Design Process Saves Money
Ignoring the design cycle is costly
Process allows you to catch problems sooner, saving time and money
W hether a product performs well or not, I'm convinced a design cycle is a fantastic way to build better products more reliably and cost effectively.
It's tempting to rush through production or take shortcuts, anxious to see how a product does in the real world—especially when budget is limited. This is a gamble. More often than not, products are flawed or fail outright, and addressing what customers need means going back through the process all over again. If a business is overlooking proven design practices, success is likely to be very hit or miss.

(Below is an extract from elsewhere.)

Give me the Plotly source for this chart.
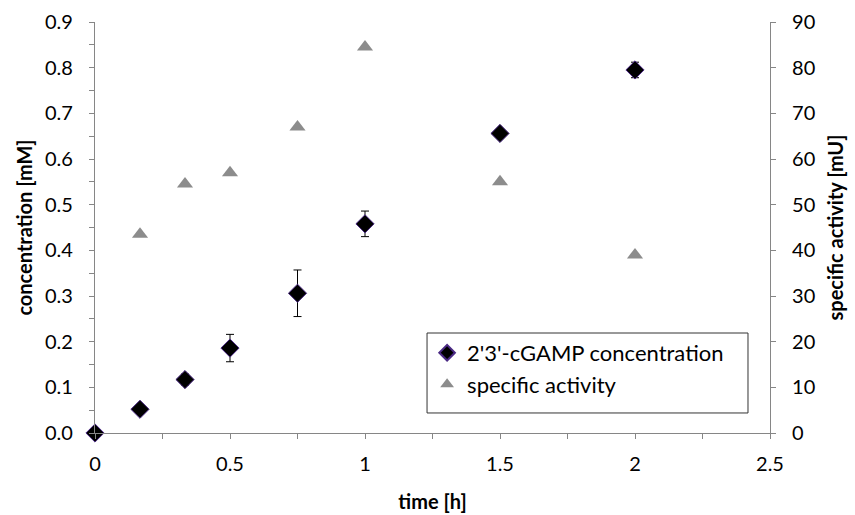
import plotly.graph_objects as go

time_h = [0, 1/6, 1/3, 0.5, 0.75, 1.0, 1.5, 2.0]
conc_mM = [0.0, 0.052, 0.117, 0.186, 0.306, 0.458, 0.656, 0.795]
conc_err = [0.0, 0.004, 0.012, 0.030, 0.051, 0.028, 0.006, 0.017]

act_time_h = [1/6, 1/3, 0.5, 0.75, 1.0, 1.5, 2.0]
activity_mU = [43.5, 54.5, 57.0, 67.0, 84.5, 55.0, 39.0]

FONT = "Lato"

fig = go.Figure()
fig.add_trace(go.Scatter(
    x=time_h, y=conc_mM, mode="markers", name="2'3'-cGAMP concentration",
    marker=dict(symbol="diamond", size=14, color="black",
                line=dict(color="#4B2A84", width=1)),
    error_y=dict(type="data", array=conc_err, visible=True,
                 color="black", thickness=1, width=4),
    cliponaxis=False,
))
fig.add_trace(go.Scatter(
    x=act_time_h, y=activity_mU, mode="markers", name="specific activity",
    marker=dict(symbol="triangle-up", size=14, color="#8C8C8C"),
    yaxis="y2", cliponaxis=False,
))

axis_common = dict(showgrid=False, zeroline=False, showline=True,
                   linecolor="#868686", linewidth=1.2, ticks="outside",
                   tickcolor="#868686", ticklen=5,
                   tickfont=dict(family=FONT, size=20, color="black"))

fig.update_layout(
    width=855, height=515,
    margin=dict(l=95, r=85, t=22, b=82),
    plot_bgcolor="white", paper_bgcolor="white",
    font=dict(family=FONT, color="black"),
    xaxis=dict(range=[0, 2.5], tickvals=[0, 0.5, 1, 1.5, 2, 2.5],
               ticktext=["0", "0.5", "1", "1.5", "2", "2.5"],
               minor=dict(dtick=0.25, ticks="outside", ticklen=5, tickcolor="#868686"),
               ticklabelstandoff=8, automargin=False,
               title=dict(text="<b>time [h]</b>", font=dict(family=FONT, size=20), standoff=20),
               **axis_common),
    yaxis=dict(range=[0, 0.9], tickvals=[i/10 for i in range(10)],
               ticktext=[f"{i/10:.1f}" for i in range(10)],
               minor=dict(dtick=0.05, ticks="outside", ticklen=5, tickcolor="#868686"),
               ticklabelstandoff=12, automargin=False,
               title=dict(text="<b>concentration [mM]</b>", font=dict(family=FONT, size=20), standoff=6),
               **axis_common),
    yaxis2=dict(range=[0, 90], tickvals=list(range(0, 91, 10)),
                overlaying="y", side="right",
                ticklabelstandoff=12, automargin=False,
                title=dict(text="<b>specific activity [mU]</b>", font=dict(family=FONT, size=20), standoff=14),
                **axis_common),
    legend=dict(x=0.492, y=0.246, xanchor="left", yanchor="top",
                borderwidth=0, bgcolor="rgba(0,0,0,0)",
                font=dict(family=FONT, size=22), itemsizing="constant"),
    shapes=[dict(type="rect", xref="paper", yref="paper",
                 x0=0.4919, x1=0.9674, y0=0.0487, y1=0.2433,
                 line=dict(color="#333333", width=1), fillcolor="white",
                 layer="above")],
    showlegend=True,
)

fig.write_html("out.html")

I recommend putting the most effort into the earliest stages, doing plenty of formal research to ensure the business case is promising, and there's a solid understanding of the problem you're solving for customers. This doesn't require large teams of people, but sets later teams up with the clarity and purpose they need to succeed. I encourage people to be willing to honestly assess whether it's ever necessary to return to these stages if realizations come to light or assumptions need questioning.
Powering through development or skipping testing should be avoided at all costs. There is a kind of debt that piles up as things need to be redesigned and reprogrammed. When a product makes it all the way to market, not only will defects demand payment of this production debt, they will also cost you customers, loyalty, and brand equity!
Save money, time, and frustration by designing and building products methodically.